Hi Don,

I never heard of this technique before.  Are there any more you can share?

ManyFaces12 uses:

-Iterative deepening, with hash table
-Zero-window search (beta is alpha+1, and research when fail high)
-Null move (reduce depth by one, only try null when beta is not infinite,
only one null move allowed per variation)
-Try null first, then the best move from the previous iteration (from the
hash table), then moves in the order suggested by the move generator.  The
move generator gives a pretty good ordering since it estimates the number of
points gained by the move.
-Full ply extension when there is one forced move
-Fractional ply extensions

I plan to add:
-2 killer moves, then history heuristic
-This pruning idea from Don.
-Internal iterative deepening
-Some kind of iterative widening
-narrow search window based on result of previous iteration

Today I search 20 to 40 moves at the root, then 10 moves per ply during the
main search, then a tapering quiescence search with no maximum depth.

I find developing search code less satisfying then working on the evaluation
function.  If I add knowledge to the evaluation function I know the program
is stronger.  When I make a change to the search parameters I can only test
to see what happened.  It's a much more trial-and-error process.

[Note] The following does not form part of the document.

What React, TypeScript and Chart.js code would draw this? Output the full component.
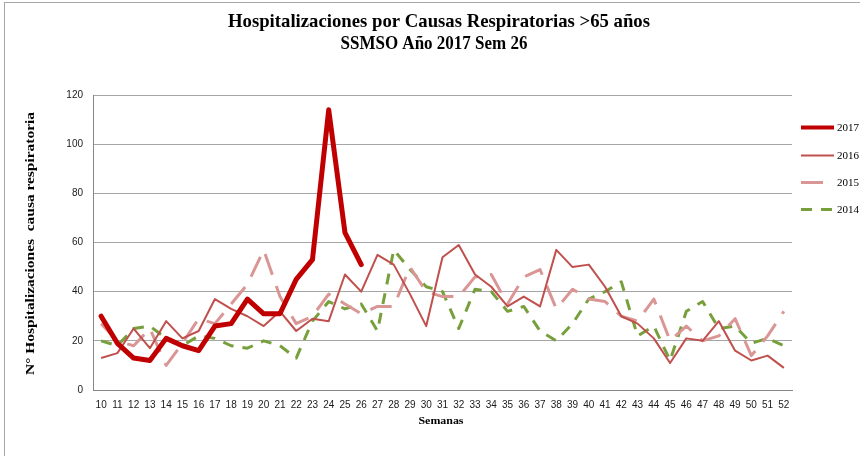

Still, I have to do it because global search makes the program much, much
stronger.

David


-----Original Message-----
[EMAIL PROTECTED] On Behalf Of Don Dailey


The various versions I'm testing are selective, I use a technique
similar to that used in modern chess programs of aborting the search
at a given node after only a few children nodes have been tried when
the expectation remains below alpha.  

There are many potential tricks that can speed up the search greatly
and I've barely scratched the surface, but I have done a couple of
simple basic things that appear to be working very well.